[...] Cette histoire tournait au mauvais feuilleton.
Après le bouquin de Vanessa Schneider qui nous faisait revivre les années 80 d'Action Directe, on ne pouvait pas laisser passer Le rouge et le brun de Maurice Attia qui nous invite quelques petites années avant, à Rome, au moment même où les Brigades Rouges viennent de kidnapper Aldo Moro.Maurice Attia compte quelques années de plus que Vanessa Schneider : il est né en 49 et il rappelle donc ici des événements qui ont marqué son parcours.
Son bouquin est assez surprenant : dans une première partie nous suivons les pas d'un ex-flic devenu journaliste (il part donc en Italie pour couvrir ces événements) et tout cela nous est raconté d'un ton un peu désinvolte, avec pas mal d'humour à la limite du vaudeville, d'un style un peu désuet, on se croirait presque en compagnie de Nestor Burma chez Léo Malet.
Pour les plus jeunes, l'auteur se charge de rappeler les tragiques événements et leur contexte.
[...] L’année 77 avait été marquée par une contestation généralisée, sociale et culturelle. L’extrême gauche avait décidé de se confronter violemment à l’État. Les Brigades rouges avaient organisé des sabotages, des séquestrations, des humiliations publiques, puis tiré dans les jambes et enfin assassiné policiers, carabiniers, magistrats, journalistes, universitaires jusqu’au point d’orgue : l’enlèvement d’Aldo Moro.[...] Le 16 mars 1978 en fin de matinée, l’incroyable dépêche de l’AFP était tombée : Aldo Moro avait été enlevé par les Brigades rouges.[...] Dans un tel bras de fer, Aldo Moro avait peu de chances de s’en tirer. Il aurait droit à des funérailles nationales ; on donnerait son nom à des rues, des avenues, des places. À moins d’une délation par l’un des complices des BR, il serait sacrifié sur l’autel de la raison d’État. Ce n’était pas le premier et ce ne serait pas le dernier.[...] En Italie, l’extrême droite rêvait d’un retour au fascisme, l’extrême gauche d’une nouvelle Résistance et de lutte armée. Et dans l’ombre, comme l’avait suggéré Berlinguer, CIA, KGB et Vatican devaient jouer les marionnettistes de cette tragédie…
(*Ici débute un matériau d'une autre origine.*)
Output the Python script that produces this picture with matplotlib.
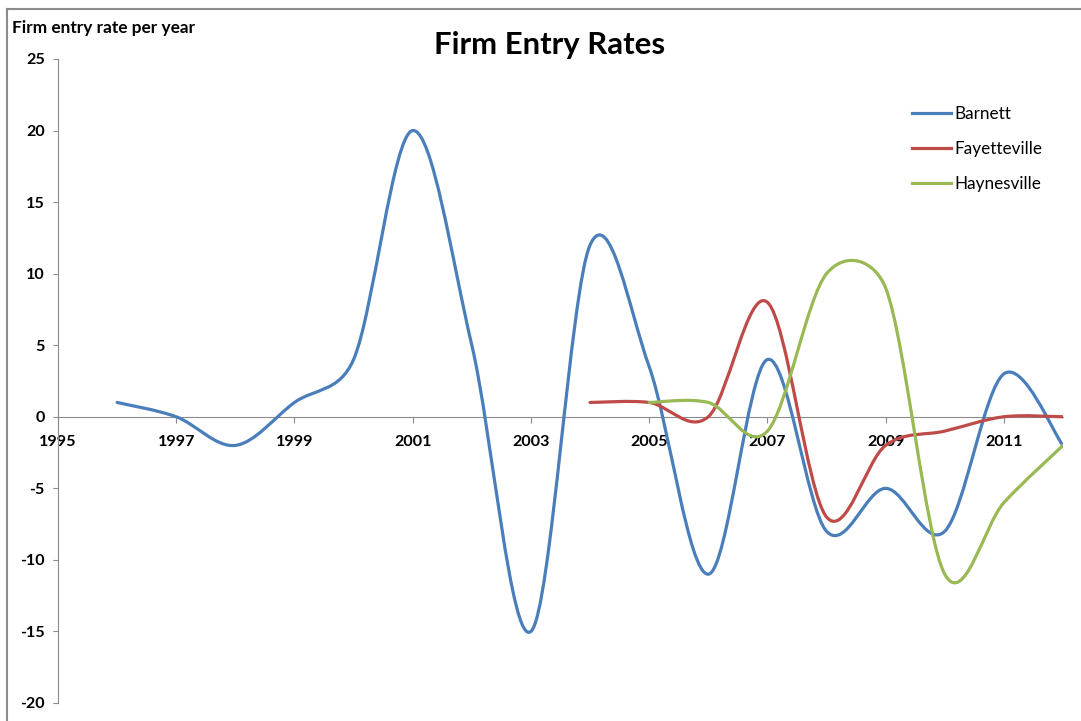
#!/usr/bin/env python3
"""Firm entry rates chart (Excel-style smoothed lines)."""

import matplotlib

matplotlib.use("Agg")
import matplotlib.pyplot as plt
import numpy as np
from matplotlib.lines import Line2D
from matplotlib.patches import PathPatch
from matplotlib.path import Path

barnett_years = [1996, 1997, 1998, 1999, 2000, 2001, 2002, 2003, 2004, 2005,
                 2006, 2007, 2008, 2009, 2010, 2011, 2012]
barnett_rates = [1, 0, -2, 1, 4, 20, 5, -15, 12, 3.5,
                 -11, 4, -8, -5, -8, 3, -2]

fayetteville_years = [2004, 2005, 2006, 2007, 2008, 2009, 2010, 2011, 2012]
fayetteville_rates = [1, 1, 0, 8, -7, -2, -1, 0, 0]

haynesville_years = [2005, 2006, 2007, 2008, 2009, 2010, 2011, 2012]
haynesville_rates = [1, 1, -1, 10, 9, -11, -6, -2]

year_ticks = [1995, 1997, 1999, 2001, 2003, 2005, 2007, 2009, 2011]
rate_ticks = [-20, -15, -10, -5, 0, 5, 10, 15, 20, 25]

BLUE = "#4a7ebb"
RED = "#be4b48"
GREEN = "#98b954"
AXIS_GRAY = "#8c8c8c"
FONT = "Lato"


def smooth_path(ax, xs, ys):
    """Bezier path through the points, built in screen space the way Excel
    smooths lines (1/6 chord tangents, capped at half the segment length)."""
    to_px = ax.transData
    pts = to_px.transform(np.column_stack([xs, ys]))
    n = len(pts)
    verts = [pts[0]]
    codes = [Path.MOVETO]
    for i in range(n - 1):
        p0 = pts[max(i - 1, 0)]
        p1 = pts[i]
        p2 = pts[i + 1]
        p3 = pts[min(i + 2, n - 1)]
        half = np.hypot(*(p2 - p1)) / 2
        v1 = (p2 - p0) / 6
        v2 = (p3 - p1) / 6
        for v in (v1, v2):
            length = np.hypot(*v)
            if length > half:
                v *= half / length
        verts += [p1 + v1, p2 - v2, p2]
        codes += [Path.CURVE4] * 3
    data_verts = to_px.inverted().transform(np.array(verts))
    return Path(data_verts, codes)


fig = plt.figure(figsize=(10.81, 7.21), dpi=100)
ax = fig.add_axes([58 / 1081, 1 - 703 / 721, (1063 - 58) / 1081, (703 - 59) / 721])
ax.set_xlim(1995, 2012)
ax.set_ylim(-20, 25)

series = [
    ("Barnett", barnett_years, barnett_rates, BLUE),
    ("Fayetteville", fayetteville_years, fayetteville_rates, RED),
    ("Haynesville", haynesville_years, haynesville_rates, GREEN),
]
handles = []
for label, xs, ys, color in series:
    patch = PathPatch(smooth_path(ax, xs, ys), facecolor="none", edgecolor=color,
                      linewidth=2.3, capstyle="round", joinstyle="round", zorder=3)
    ax.add_patch(patch)
    handles.append(Line2D([], [], color=color, linewidth=2.3, label=label))

for side in ("top", "right"):
    ax.spines[side].set_visible(False)
ax.spines["bottom"].set_position(("data", 0))
ax.spines["bottom"].set_color(AXIS_GRAY)
ax.spines["left"].set_color(AXIS_GRAY)
ax.spines["bottom"].set_linewidth(0.8)
ax.spines["left"].set_linewidth(0.8)

ax.set_xticks(year_ticks)
ax.set_xticklabels([str(y) for y in year_ticks])
ax.set_yticks(rate_ticks)
ax.set_yticklabels([str(v) for v in rate_ticks])
ax.tick_params(axis="x", direction="out", length=4.5, color=AXIS_GRAY, pad=8.5)
ax.tick_params(axis="y", direction="out", length=3.5, color=AXIS_GRAY, pad=6)
for lbl in ax.get_xticklabels() + ax.get_yticklabels():
    lbl.set_fontfamily(FONT)
    lbl.set_fontweight("bold")
    lbl.set_fontsize(11.6)

fig.text(550 / 1081, 1 - 45 / 721, "Firm Entry Rates", ha="center", va="center",
         fontsize=22.4, fontweight="bold", family=FONT)
fig.text(12 / 1081, 1 - 28 / 721, "Firm entry rate per year", ha="left", va="center",
         fontsize=12.4, fontweight="bold", family=FONT)

fig.legend(handles=handles, loc="upper left", bbox_to_anchor=(897 / 1081, 1 - 91 / 721),
           frameon=False, prop={"family": FONT, "size": 12.3}, handlelength=2.25,
           handletextpad=0.2, labelspacing=1.1)

# chart-area border (left and top edges visible)
fig.add_artist(Line2D([7 / 1081, 7 / 1081], [0, 1 - 9 / 721], color="#8c8c8c", linewidth=1.5))
fig.add_artist(Line2D([7 / 1081, 1], [1 - 9 / 721, 1 - 9 / 721], color="#8c8c8c", linewidth=1.5))

fig.savefig("out.png", dpi=100)
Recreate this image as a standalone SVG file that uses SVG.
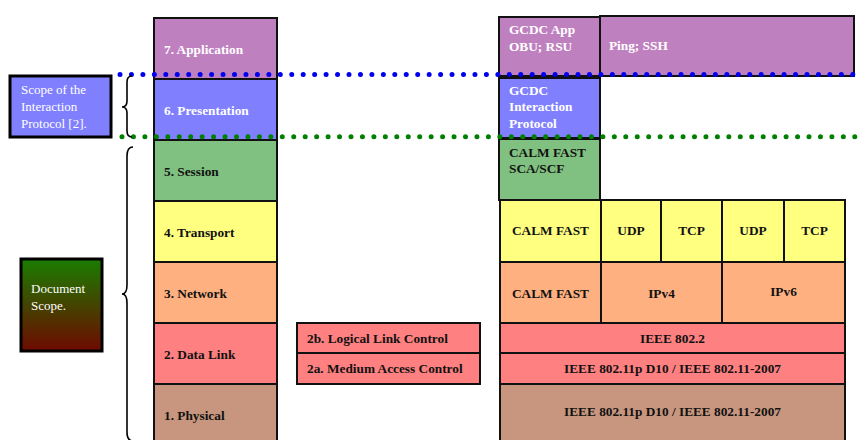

Le journaliste-détective avance difficilement, tout comme ses confrères italiens : personne ne sait trop comment tout cela va finir (ou plus exactement, tout le monde pressent bien comment tout cela va mal finir).
[...] J’avançais en aveugle, en terre et langue inconnues. À enquêter sur un accident dans une ville en état de siège.
À mi-parcours le bouquin, délaissant Aldo Moro en mauvaise posture, bascule d'un tout autre côté à une toute autre époque : en France, l'épouse du journaliste découvre la correspondance de ses ancêtres et un épisode historique méconnu, celui de "fort Chabrol" [clic] lorsque des radicaux antisémites se retranchent en 1899 dans le bâtiment de leur journal (l'Antijuif) en pleine révision du procès Dreyfus.
Là encore, une narration un peu ironique, un peu désuète, un soupçon d'érotisme (un peu hors de propos !) qui frise l'exercice de style.
[... Des] idéologues médiocres et racistes, de personnages que rien ne fédérait sinon la haine du socialisme, du franc-maçon et du juif.[...] Au mauvais moment au mauvais endroit. Comme tant de gens, victimes civiles d’un terrorisme aveugle ou pas.[...]Nul doute que l’extrême droite renaissait toujours de ses cendres. Comme l’antisémitisme.[...] Le terrorisme. Cette terreur la mieux partagée. Le Rouge et le Brun ne s’épousent-ils pas ?
Oui bien sûr, on l'avait compris dès la couverture, l'auteur entend nous faire comprendre les méfaits de la terreur rouge comme de la peste brune au travers de deux épisodes historiques.
La mise en scène est plutôt naïve et maladroite mais, parti sur les traces d'Aldo Moro, on se retrouve curieux de cet épisode de 1900, aux racines de l'extrême droite française qui, à l'époque, n'avait pas encore l'islam en ligne de mire mais plutôt "le juif" qui vote pour elle aujourd'hui. Curiosité historique.
Pour celles et ceux qui aiment l'Histoire.